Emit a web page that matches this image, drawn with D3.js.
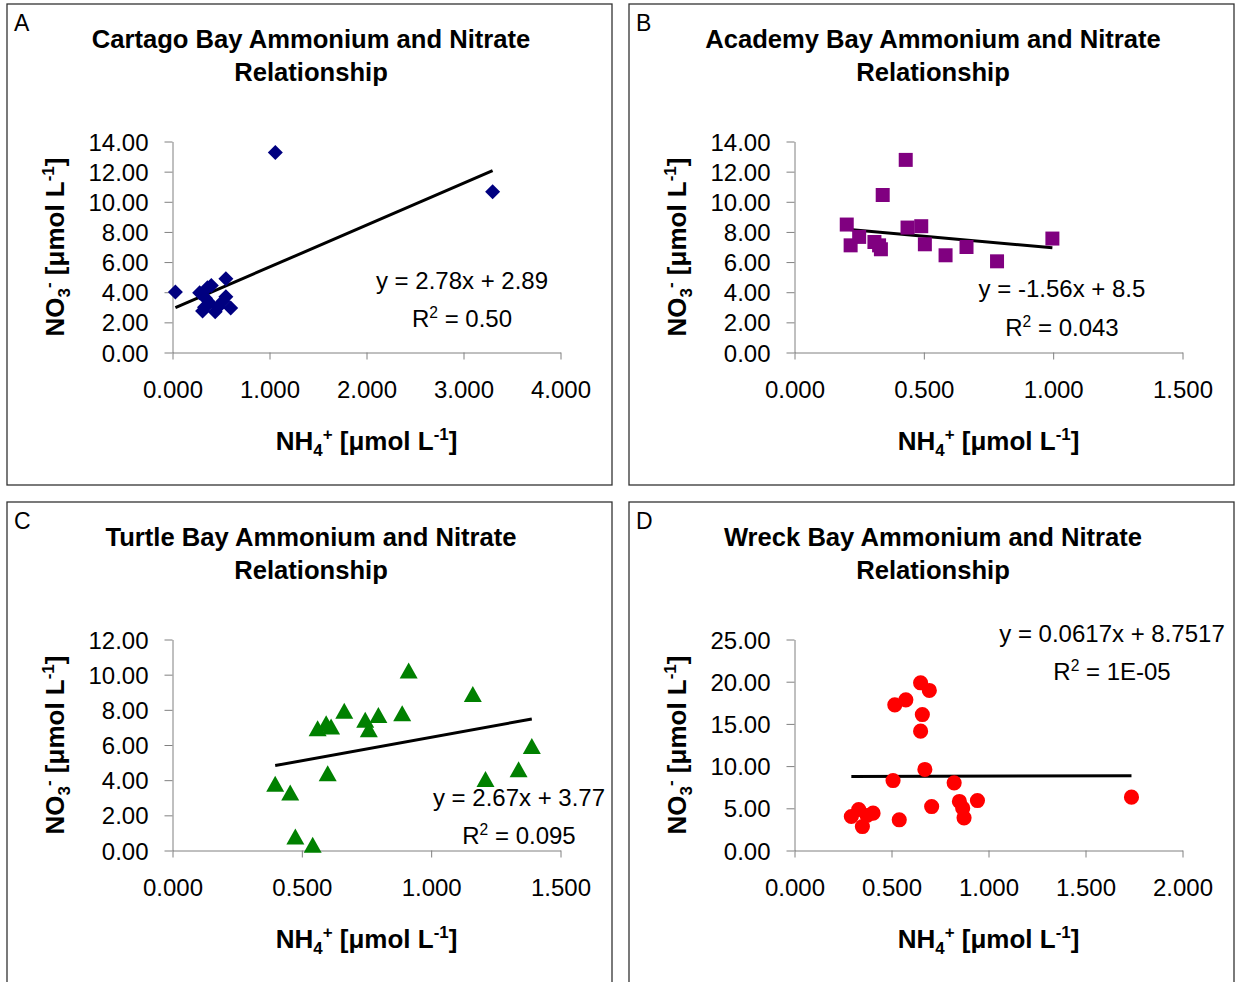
<!DOCTYPE html>
<html>
<head>
<meta charset="utf-8">
<script src="https://cdn.jsdelivr.net/npm/d3@7"></script>
<style>
    body { margin: 0; background: #fff; }
    svg { display: block; font-family: "Liberation Sans", Arial, sans-serif; }
    .axis path, .axis line { stroke: #808080; stroke-width: 1; }
    .axis text { font-size: 24px; fill: #000; }
</style>
</head>
<body>
<div id="chart"></div>
<script>
// values
const panelLetters = ["A", "B", "C", "D"];
const panelTitles = [
    ["Cartago Bay Ammonium and Nitrate", "Relationship"],
    ["Academy Bay Ammonium and Nitrate", "Relationship"],
    ["Turtle Bay Ammonium and Nitrate", "Relationship"],
    ["Wreck Bay Ammonium and Nitrate", "Relationship"]
];

const cartagoNH4 = [1.06, 3.30, 0.03, 0.55, 0.28, 0.36, 0.40, 0.38, 0.31, 0.44, 0.52, 0.60, 0.55, 0.47, 0.34, 0.33];
const cartagoNO3 = [13.27, 10.67, 4.02, 4.90, 3.97, 4.30, 4.45, 3.30, 2.75, 2.70, 3.40, 2.95, 3.70, 3.00, 3.60, 3.00];

const academyNH4 = [0.202, 0.217, 0.25, 0.309, 0.327, 0.334, 0.341, 0.43, 0.437, 0.49, 0.504, 0.584, 0.665, 0.783, 0.997];
const academyNO3 = [8.49, 7.11, 7.67, 7.33, 7.11, 6.85, 10.45, 12.78, 8.29, 8.38, 7.18, 6.45, 7.00, 6.05, 7.56];

const turtleNH4 = [0.397, 0.455, 0.475, 0.542, 0.561, 0.594, 0.613, 0.600, 0.664, 0.745, 0.759, 0.796, 0.888, 0.913, 1.161, 1.210, 1.338, 1.389];
const turtleNO3 = [3.79, 3.30, 0.80, 0.32, 6.95, 7.24, 7.05, 4.40, 7.95, 7.43, 6.90, 7.71, 7.81, 10.23, 8.90, 4.06, 4.62, 5.95];

const wreckNH4 = [0.293, 0.331, 0.350, 0.374, 0.405, 0.508, 0.517, 0.540, 0.574, 0.650, 0.659, 0.650, 0.695, 0.672, 0.707, 0.823, 0.850, 0.867, 0.874, 0.943, 1.737];
const wreckNO3 = [4.03, 4.86, 2.84, 4.15, 4.42, 8.29, 17.26, 3.64, 17.85, 19.87, 16.11, 14.14, 18.96, 9.60, 5.21, 8.02, 5.81, 5.01, 3.87, 5.92, 6.32];

const xTicksA = [0, 1, 2, 3, 4];
const xTicksB = [0, 0.5, 1, 1.5];
const xTicksC = [0, 0.5, 1, 1.5];
const xTicksD = [0, 0.5, 1, 1.5, 2];
const yTicksA = [0, 2, 4, 6, 8, 10, 12, 14];
const yTicksB = [0, 2, 4, 6, 8, 10, 12, 14];
const yTicksC = [0, 2, 4, 6, 8, 10, 12];
const yTicksD = [0, 5, 10, 15, 20, 25];

const trendSlopes = [2.78, -1.56, 2.67, 0.0617];
const trendIntercepts = [2.89, 8.5, 3.77, 8.7517];
const equationLabels = ["y = 2.78x + 2.89", "y = -1.56x + 8.5", "y = 2.67x + 3.77", "y = 0.0617x + 8.7517"];
const r2Labels = ["0.50", "0.043", "0.095", "1E-05"];

const markerColors = ["#000080", "#800080", "#008000", "#ff0000"];

const panels = [
    { x: cartagoNH4, y: cartagoNO3, xTicks: xTicksA, yTicks: yTicksA, marker: "diamond" },
    { x: academyNH4, y: academyNO3, xTicks: xTicksB, yTicks: yTicksB, marker: "square" },
    { x: turtleNH4, y: turtleNO3, xTicks: xTicksC, yTicks: yTicksC, marker: "triangle" },
    { x: wreckNH4, y: wreckNO3, xTicks: xTicksD, yTicks: yTicksD, marker: "circle" }
];

// layout
const width = 1235, height = 982;
const panelOrigins = [[7, 4], [629, 4], [7, 502], [629, 502]];
const panelW = 605, panelH = 481;
const plot = { left: 165.5, top: 137.5, width: 388, height: 211 };
const eqPos = [[455, 285, 323], [433, 293, 332], [512, 304, 342], [483, 140, 178]];

const svg = d3.select("#chart").append("svg")
    .attr("width", width)
    .attr("height", height);

svg.append("rect").attr("width", width).attr("height", height).attr("fill", "#fff");

// text with sub/superscript parts
function richText(sel, parts, size) {
    let shift = 0;
    parts.forEach(function(p) {
        let target = 0;
        let fs = size;
        if (p.s === "sub") { target = size * 0.22; fs = size * 0.65; }
        if (p.s === "sup") { target = -size * 0.38; fs = size * 0.65; }
        sel.append("tspan")
            .attr("dy", target - shift)
            .attr("font-size", fs)
            .text(p.t);
        shift = target;
    });
}

const yTitleParts = [{ t: "NO" }, { t: "3", s: "sub" }, { t: "-", s: "sup" }, { t: " [μmol L" }, { t: "-1", s: "sup" }, { t: "]" }];
const xTitleParts = [{ t: "NH" }, { t: "4", s: "sub" }, { t: "+", s: "sup" }, { t: " [μmol L" }, { t: "-1", s: "sup" }, { t: "]" }];

function markerPath(type) {
    if (type === "diamond") return "M0,-7.5L7.5,0L0,7.5L-7.5,0Z";
    if (type === "square") return "M-7,-7H7V7H-7Z";
    if (type === "triangle") return "M0,-8L9,8L-9,8Z";
    return d3.symbol().type(d3.symbolCircle).size(180)();
}

panels.forEach(function(p, i) {
    const g = svg.append("g")
        .attr("transform", "translate(" + panelOrigins[i][0] + "," + panelOrigins[i][1] + ")");

    g.append("rect")
        .attr("x", 0).attr("y", 0)
        .attr("width", panelW)
        .attr("height", i < 2 ? panelH : 520)
        .attr("fill", "#fff")
        .attr("stroke", "#333")
        .attr("stroke-width", 1.3);

    g.append("text")
        .attr("x", 7).attr("y", 27)
        .attr("font-size", 23)
        .text(panelLetters[i]);

    panelTitles[i].forEach(function(line, k) {
        g.append("text")
            .attr("x", 304).attr("y", 44 + k * 33)
            .attr("text-anchor", "middle")
            .attr("font-size", 25.6)
            .attr("font-weight", "bold")
            .text(line);
    });

    const x = d3.scaleLinear()
        .domain(d3.extent(p.xTicks))
        .range([plot.left, plot.left + plot.width]);
    const y = d3.scaleLinear()
        .domain(d3.extent(p.yTicks))
        .range([plot.top + plot.height, plot.top]);

    const xAxis = g.append("g")
        .attr("class", "axis")
        .attr("transform", "translate(0," + (plot.top + plot.height) + ")")
        .call(d3.axisBottom(x).tickValues(p.xTicks).tickFormat(d3.format(".3f")).tickSize(7).tickSizeOuter(0));
    xAxis.selectAll("text").attr("dy", null).attr("y", 45);

    const yAxis = g.append("g")
        .attr("class", "axis")
        .attr("transform", "translate(" + plot.left + ",0)")
        .call(d3.axisLeft(y).tickValues(p.yTicks).tickFormat(d3.format(".2f")).tickSize(8).tickSizeOuter(0));
    yAxis.selectAll("text").attr("x", -24).attr("dy", "0.36em");

    richText(g.append("text")
        .attr("x", plot.left + plot.width / 2)
        .attr("y", 446)
        .attr("text-anchor", "middle")
        .attr("font-weight", "bold")
        .attr("font-size", 26), xTitleParts, 26);

    richText(g.append("text")
        .attr("transform", "translate(57," + (plot.top + plot.height / 2) + ") rotate(-90)")
        .attr("text-anchor", "middle")
        .attr("font-weight", "bold")
        .attr("font-size", 26), yTitleParts, 26);

    // trendline over the data range
    const x0 = d3.min(p.x), x1 = d3.max(p.x);
    g.append("line")
        .attr("x1", x(x0)).attr("y1", y(trendSlopes[i] * x0 + trendIntercepts[i]))
        .attr("x2", x(x1)).attr("y2", y(trendSlopes[i] * x1 + trendIntercepts[i]))
        .attr("stroke", "#000")
        .attr("stroke-width", 3);

    g.append("g").selectAll("path")
        .data(p.x.map(function(d, k) { return [d, p.y[k]]; }))
        .enter().append("path")
        .attr("d", markerPath(p.marker))
        .attr("transform", function(d) { return "translate(" + x(d[0]) + "," + y(d[1]) + ")"; })
        .attr("fill", markerColors[i]);

    g.append("text")
        .attr("x", eqPos[i][0]).attr("y", eqPos[i][1])
        .attr("text-anchor", "middle")
        .attr("font-size", 24)
        .text(equationLabels[i]);

    richText(g.append("text")
        .attr("x", eqPos[i][0]).attr("y", eqPos[i][2])
        .attr("text-anchor", "middle")
        .attr("font-size", 24), [{ t: "R" }, { t: "2", s: "sup" }, { t: " = " + r2Labels[i] }], 24);
});
</script>
</body>
</html>
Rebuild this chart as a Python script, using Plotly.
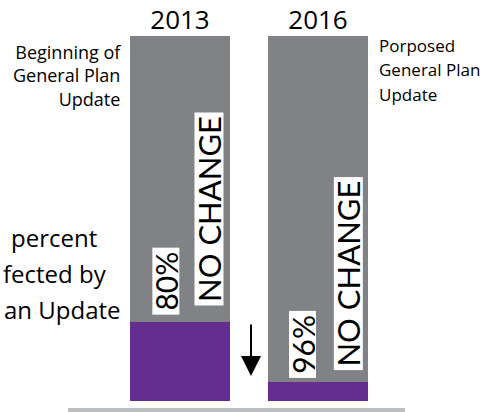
import plotly.graph_objects as go

# ---- data ----
years = ["2013", "2016"]
affected = [21.6, 5.2]          # purple part (affected by the update)
not_affected = [78.4, 94.8]     # grey part (no change)
pct_labels = ["80%", "96%"]
status_labels = ["NO CHANGE", "NO CHANGE"]
top_left_note = ["Beginning of", "General Plan", "Update"]
top_right_note = ["Porposed", "General Plan", "Update"]
side_note = ["percent", "fected by", "an Update"]

GREY = "#808285"
PURPLE = "#662d91"
W, H = 490, 412
T, B = 36, 11
PH = H - T - B
BAR_W = 100 / 138


def px(x):
    return x / W


def py(y):
    return (H - B - y) / PH


fig = go.Figure()
fig.add_bar(x=years, y=affected, marker=dict(color=PURPLE, line=dict(width=0)),
            width=BAR_W, hoverinfo="skip")
fig.add_bar(x=years, y=not_affected, marker=dict(color=GREY, line=dict(width=0)),
            width=BAR_W, hoverinfo="skip")

fig.update_layout(
    barmode="stack", width=W, height=H, showlegend=False,
    margin=dict(l=0, r=0, t=T, b=B),
    plot_bgcolor="white", paper_bgcolor="white",
    font=dict(family="Open Sans", color="black"),
)
fig.update_xaxes(type="category", range=[-180 / 138, 310 / 138], side="top",
                 showgrid=False, zeroline=False, showline=False, ticks="",
                 tickfont=dict(family="Open Sans", size=26, color="black"),
                 ticklabelstandoff=1)
fig.update_yaxes(range=[0, 100], visible=False)

# notes
fig.add_annotation(xref="paper", yref="paper", x=px(123), y=py(75), xanchor="right",
                   yanchor="middle", align="right", showarrow=False,
                   text="<br>".join(top_left_note), font=dict(size=18))
for line, yc in zip(top_right_note, [45, 69.5, 94]):
    fig.add_annotation(xref="paper", yref="paper", x=px(377), y=py(yc), xanchor="left",
                       yanchor="middle", showarrow=False, text=line, font=dict(size=17))
for line, xr, yc in zip(side_note, [99, 109, 123], [238, 273, 309]):
    fig.add_annotation(xref="paper", yref="paper", x=px(xr), y=py(yc), xanchor="right",
                       yanchor="middle", showarrow=False, text=line, font=dict(size=24))

# rotated labels on bars
pct_pos = [(-0.105, 32.7), (-0.109, 15.5)]
status_pos = [(0.210, 52.6), (0.217, 34.9)]
for i in range(len(years)):
    fig.add_annotation(x=i + pct_pos[i][0], y=pct_pos[i][1], xref="x", yref="y",
                       text=pct_labels[i], textangle=-90, showarrow=False,
                       bgcolor="white", borderpad=0, width=66, height=26,
                       font=dict(family="Lato", size=30, color="black"))
    fig.add_annotation(x=i + status_pos[i][0], y=status_pos[i][1], xref="x", yref="y",
                       text=status_labels[i], textangle=-90, showarrow=False,
                       bgcolor="white", borderpad=0, width=192, height=28,
                       font=dict(family="Lato", size=31, color="black"))

# arrow
fig.add_annotation(xref="paper", yref="paper", x=px(251), y=py(376), ax=0, ay=-53,
                   text="", showarrow=True, arrowhead=2, arrowsize=2, arrowwidth=2,
                   arrowcolor="black", standoff=0)

# base line
fig.add_shape(type="line", xref="paper", yref="paper", x0=px(68), x1=px(405),
              y0=py(410), y1=py(410), line=dict(color="#bcbec0", width=4))

fig.write_html("out.html", config={"displayModeBar": False},
               post_script="document.body.style.margin='0';document.body.style.padding='0';")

### [Problem details]
Pictures should be left out. Retype only the run of lines from the line containing "Rebuild this chart" to the line containing "import plotly.graph_objects as go", inclusive.

### [Written solution]
Rebuild this chart as a Python script, using Plotly.
import plotly.graph_objects as go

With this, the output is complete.